Thursday, November 7, 2013

Parent With Manic-Depression


"Roxanne, hi, umm, it's Ralph, your mother is dead", this was the beginning of the phone conversation from Wyoming. Wyoming, the place where my mother was supposed to be happy for the first time in her life. A new home, a loving partner, a garden grown with love and care by my mother's hands. This call came while I was taking a nap before finals in the middle of the afternoon. I stumbled over my words, "why are you telling me this, my mom is not dead, what are you saying, why are you telling me these lies, my mother is not dead, why would you two pull some kind of joke like this on me?" Yes, those were my first words of reaction to the news that Ralph had just found my mother in her closet. She had found his gun while he was out shopping, and shot herself in her face. Sorry readers, for the graphics. However, that is what happened. My forty eight year old mother had just committed suicide. I was only twenty-nine at the time and for years had dreaded this day. Nine years have gone by since that fateful phone call, nine years of nightmares, fear, and the constant dread that it will happen to me.

The history behind that final day of my mother's life is rife with pain, hurt, loss, abandonment, and loss of childhood. She was diagnosed with Manic Depression Bi-Polar when she was in her early thirties, although her siblings can attest to her strange behavior as a child. Her solitariness, her withdrawal from peer relationships, her impulsive nature which led to the birth of her first child, me. I grew up in a home where the lights were never on. I fondly called my mother the "Vampire Lady". She was either asleep or too drugged out to have any real mother daughter talks. Our relationship was ripe with volatility from the age of about sixteen or so. Her illness had us jumping through hoops as children, us being my younger sister and I. I was my sister's caretaker from way back. Through the many moves, the many men, some abusers that my mother tried to find solace in. She never did.
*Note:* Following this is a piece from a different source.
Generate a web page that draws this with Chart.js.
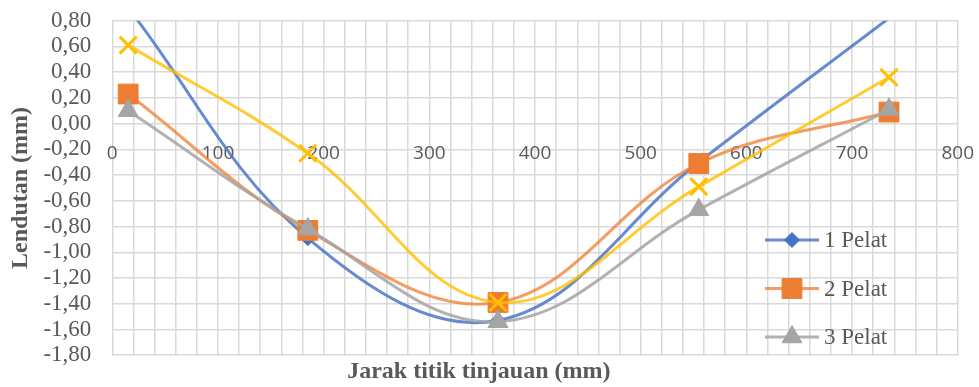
<!DOCTYPE html>
<html><head><meta charset="utf-8">
<script src="https://cdn.jsdelivr.net/npm/chart.js@4/dist/chart.umd.min.js"></script>
<style>html,body{margin:0;padding:0;background:#fff}#wrap{width:979px;height:387px}</style>
</head><body><div id="wrap"><canvas id="c" width="979" height="387"></canvas></div>
<script>
// ---- data ----
const jarak  = [15, 185, 365, 555, 735];
const pelat1 = [0.90, -0.89, -1.53, -0.30, 0.82];
const pelat2 = [0.23, -0.83, -1.39, -0.31, 0.09];
const pelat3 = [0.10, -0.82, -1.54, -0.67, 0.11];
const pelat4 = [0.61, -0.23, -1.39, -0.49, 0.36];
const seriesNames = ['1 Pelat', '2 Pelat', '3 Pelat', '4 Pelat'];
const legendSeries = [0, 1, 2];
const xTitle = 'Jarak titik tinjauan (mm)';
const yTitle = 'Lendutan (mm)';
const X_MIN = 0, X_MAX = 800, X_STEP = 20, X_LABEL_STEP = 100;
const Y_MIN = -1.8, Y_MAX = 0.8, Y_STEP = 0.2;

// ---- styles ----
const styles = [
  {line: 'rgba(68,114,196,0.82)',  fill: '#4472C4', pointStyle: 'rectRot',  r: 7.5,  bw: 1},
  {line: 'rgba(237,125,49,0.75)',  fill: '#ED7D31', pointStyle: 'rect',     r: 14,   bw: 1},
  {line: 'rgba(165,165,165,0.85)', fill: '#A5A5A5', pointStyle: 'triangle', r: 11.5, bw: 1},
  {line: 'rgba(255,192,0,0.8)',    fill: '#FFC000', pointStyle: 'crossRot', r: 12,   bw: 3}
];
const seriesValues = [pelat1, pelat2, pelat3, pelat4];

const datasets = seriesValues.map((vals, i) => {
  const s = styles[i];
  return {
    label: seriesNames[i],
    data: jarak.map((x, k) => ({x: x, y: vals[k]})),
    borderColor: s.line,
    borderWidth: 3,
    backgroundColor: s.fill,
    pointStyle: s.pointStyle,
    pointBackgroundColor: s.fill,
    pointBorderColor: s.fill,
    pointBorderWidth: s.bw,
    pointRadius: ctx => {
      const v = ctx.raw && ctx.raw.y;
      return (v > Y_MAX || v < Y_MIN) ? 0 : s.r;
    },
    pointHoverRadius: s.r,
    tension: 0.38,
    fill: false,
    order: 4 - i
  };
});

function drawMarker(ctx, style, x, y, r) {
  ctx.beginPath();
  if (style === 'rectRot') {
    ctx.moveTo(x, y - r); ctx.lineTo(x + r, y); ctx.lineTo(x, y + r); ctx.lineTo(x - r, y); ctx.closePath();
    ctx.fill(); ctx.stroke();
  } else if (style === 'rect') {
    const h = r * Math.SQRT1_2;
    ctx.rect(x - h, y - h, 2 * h, 2 * h); ctx.fill(); ctx.stroke();
  } else if (style === 'triangle') {
    ctx.moveTo(x, y - r);
    ctx.lineTo(x + Math.sin(2 * Math.PI / 3) * r, y - Math.cos(2 * Math.PI / 3) * r);
    ctx.lineTo(x + Math.sin(4 * Math.PI / 3) * r, y - Math.cos(4 * Math.PI / 3) * r);
    ctx.closePath(); ctx.fill(); ctx.stroke();
  } else {
    const o = r * Math.SQRT1_2;
    ctx.moveTo(x - o, y - o); ctx.lineTo(x + o, y + o);
    ctx.moveTo(x + o, y - o); ctx.lineTo(x - o, y + o); ctx.stroke();
  }
}

const sideLegend = {
  id: 'sideLegend',
  afterDatasetsDraw(chart) {
    const {ctx, chartArea} = chart;
    legendSeries.forEach((di, k) => {
      const s = styles[di];
      const y = chartArea.top + 219.3 + k * 48.5;
      const x0 = chartArea.right - 192.7, x1 = chartArea.right - 138.7;
      ctx.save();
      ctx.strokeStyle = s.line; ctx.lineWidth = 3;
      ctx.beginPath(); ctx.moveTo(x0, y); ctx.lineTo(x1, y); ctx.stroke();
      ctx.fillStyle = s.fill; ctx.strokeStyle = s.fill; ctx.lineWidth = s.bw;
      drawMarker(ctx, s.pointStyle, (x0 + x1) / 2, y, s.r);
      ctx.fillStyle = '#595959';
      ctx.font = '23px "Liberation Serif"';
      ctx.textAlign = 'left'; ctx.textBaseline = 'middle';
      ctx.fillText(seriesNames[di], chartArea.right - 133.7, y + 1);
      ctx.restore();
    });
  }
};

const fmtY = v => (Math.abs(v) < 1e-9 ? 0 : v).toFixed(2).replace('.', ',');

new Chart(document.getElementById('c'), {
  type: 'line',
  data: {datasets: datasets},
  options: {
    responsive: false,
    animation: false,
    devicePixelRatio: 1,
    layout: {padding: {left: 0, right: 21.3, top: 20.7, bottom: 0}},
    plugins: {
      legend: {display: false},
      tooltip: {enabled: false},
      title: {
        display: true, position: 'bottom', text: xTitle, color: '#595959',
        font: {family: 'Liberation Serif', size: 24, weight: 'bold'},
        padding: {top: 2, bottom: 1}
      }
    },
    scales: {
      x: {
        type: 'linear', min: X_MIN, max: X_MAX, position: {y: 0},
        ticks: {
          stepSize: X_STEP, autoSkip: false, maxRotation: 0, padding: 2,
          color: '#595959', font: {family: 'Open Sans', size: 19},
          callback: v => (Math.round(v) % X_LABEL_STEP === 0 ? String(Math.round(v)) : '')
        },
        grid: {color: '#D9D9D9', lineWidth: 1.5, drawTicks: true, tickLength: 17, tickColor: 'rgba(0,0,0,0)'},
        border: {display: false}
      },
      y: {
        type: 'linear', min: Y_MIN, max: Y_MAX,
        ticks: {
          stepSize: Y_STEP, autoSkip: false, padding: 4, color: '#595959',
          font: {family: 'Liberation Serif', size: 23},
          callback: v => fmtY(v)
        },
        grid: {color: '#D9D9D9', lineWidth: 1.5, drawTicks: true, tickLength: 17, tickColor: 'rgba(0,0,0,0)'},
        border: {display: false},
        title: {
          display: true, text: yTitle, color: '#595959',
          font: {family: 'Liberation Serif', size: 24, weight: 'bold'},
          padding: {top: 6, bottom: 0}
        },
        afterFit(s) { s.width = 112.3; }
      }
    }
  },
  plugins: [sideLegend]
});
</script>
</body></html>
Her mental illness is what is the driving force behind my quest to help others with mental illness. I grew up with a mother who threatened suicide yearly. She was hospitalized at least five times during my adolescence. I can honestly say though, that she always sought help. I remember many times she would find a new doctor who wanted to try yet another experimental antidepressant. My mother and her medications were the theme of everyday. Did mom take her meds? Did the Doctor call with the new script? After the many stays in the psychiatric hospital, my mother acquired a bizarre crew of confidantes. There was the friend with Turret's, the one with multiple personalities. Some nights our form of entertainment would be playing Monopoly with this mix of folks. You would never know what personality would come out from Paige, or if Mark would start to cuss with no control. Although, this probably was not the ideal way to spend an evening for two young kids, it was a form of humor for us. With my mother, you would take the good times and hold them dearly, because you never knew if you would get "that" call. The one where mom tried to check out again.

My mother's mental illness has changed my life course, how could it not? I am not good at trusting people, or I trust too easily. I question my sanity all the time because at one point when I was sixteen one of my mother's doctor's told me that I would most likely inherit this lovely disease, due to its genetic makeup. Therefore, I never know if I am just crazy from the stresses of the world, or that I am manic-depressive and will commit suicide at some point in my life. I can say I have survived my mother's suicide, and that I have at times put it in perspective. However, there are those days that I cannot get out of bed and I do not want the lights on. Candlelight is the most soothing, thanks to mom. My mother and I had a very volatile relationship, at times, I believed she hated me and wished that I had never been born. I grew up blaming myself for her illness. I have her journal that I inherited after her death; it is rife with ranting of her hatred for me. As an adult, I have had to remind myself that it was not her, that it was her illness. Sometimes for me that is hard to reconcile. Now readers, I do not want you to misunderstand me, my childhood did have its benefits, and people who tried to make a difference. My grandparents tried to bring some semblance of normality to my sister's and my life. I am thirty-eight now, married with no children. My fears of this hereditary disease have stopped me from bringing children into this world. I will say I have some peace about the last moments of my mother's life, she seemed happy finally and at peace. I suppose that should have been a big warning sign that something was amiss. I carry guilt around to this day because I was the last person to speak to my mother before she shot herself. I hung up on her because she had what I used to call her "headache" voice, the voice that could not be reached. I hung up on her and the police believe I interrupted her while she was getting ready to go into that closet. I live with that, and I know that mental illness is the most heinous of diseases.